Precisamos levar a diversidade para dentro da indústria da comunicação, não só para dentro das agências. Isso é sobre crenças e propósitos, antes de ser sobre RH. Resolvido se realmente vemos na diversidade um valor, a etapa seguinte é implementar iniciativas que comecem ajudando a corrigir erros históricos e apoiem a formação e o desenvolvimento pessoal e profissional de pessoas que até hoje tiveram acesso a muito pouco — um primeiro passo que precisa ser seguido pela implementação de novas diretrizes no processo de recrutamento e pelo desenvolvimento de novos processos de integração e aculturamento.

Em seu artigo, Bethany propõe cinco caminhos que podem nos ajudar a dar alguns passos para além de onde estamos agora. Peço licença para ampliar um pouco o que ela propõe:

1. Criar programas de aprendizagem para novos talentos ou apoiar programas existentes.

2. Recrutar em comunidades e escolas técnicas e oferecer bolsas de estudo.

3. Criar líderes conscientes de questões relacionadas à equidade racial, social, de gênero, de religião e de origem.

4. Criar oportunidades de discussões internas e zonas livres de julgamento onde as pessoas sintam-se estimuladas a aprender e livres para cometer erros.

5. Tornar mais fácil para todos o acesso e o desenvolvimento de uma compreensão mais profunda, histórica e atual, sobre segregação e luta por igualdade e direitos civis.

Como inspiração na busca de novos modelos, vale conhecer projetos como o BrandLab, a Fundação Lemman e as Escolas Germinar, projetos bem diferentes entre si.

O mundo está mudando enquanto nós mudamos e muitas vezes parece que o mundo está se movimentando mais rapidamente do que damos conta de acompanhar.

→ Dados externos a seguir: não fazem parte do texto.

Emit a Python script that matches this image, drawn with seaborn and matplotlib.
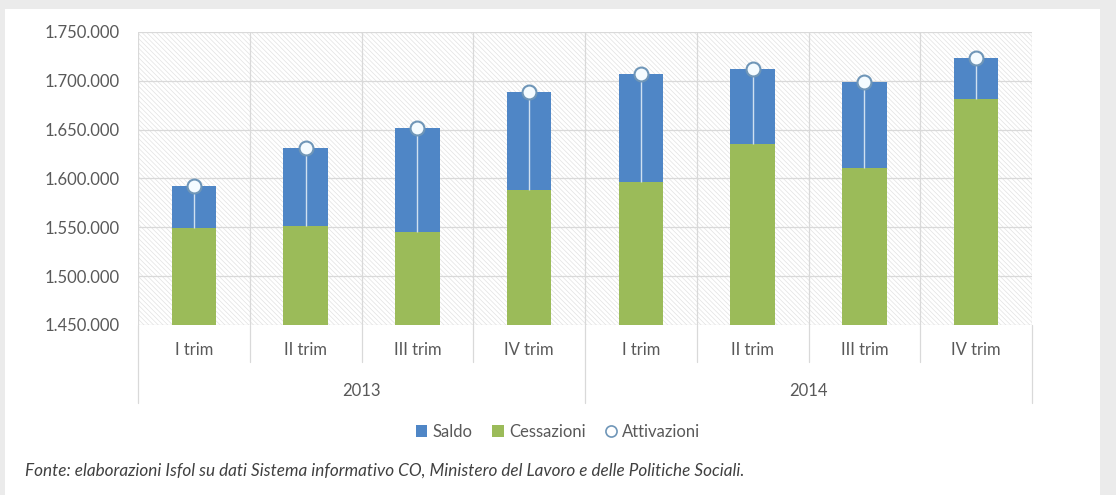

É natural que muitas vezes não saibamos como agir, que passo dar, quando vai ser suficiente. Se você sentir-se assim, olhe à sua volta: você não está desconfortável sozinho.

Olhe de novo, chegue mais perto, você vai ver também que, de pessoas comuns a grandes corporações, tem muita gente transformando desconforto em ação positiva. Como o Ian Black, que resolveu levar seu curso de formação em gestão de conteúdo para jovens transexuais interessados em construir uma carreira em publicidade. Iniciativas como a do Ian, se solitárias e isoladas, podem fazer pouco efeito, mas ele não se importa. Ian acredita em microrrevoluções e quer fazer a parte dele. E você? Quer fazer o quê?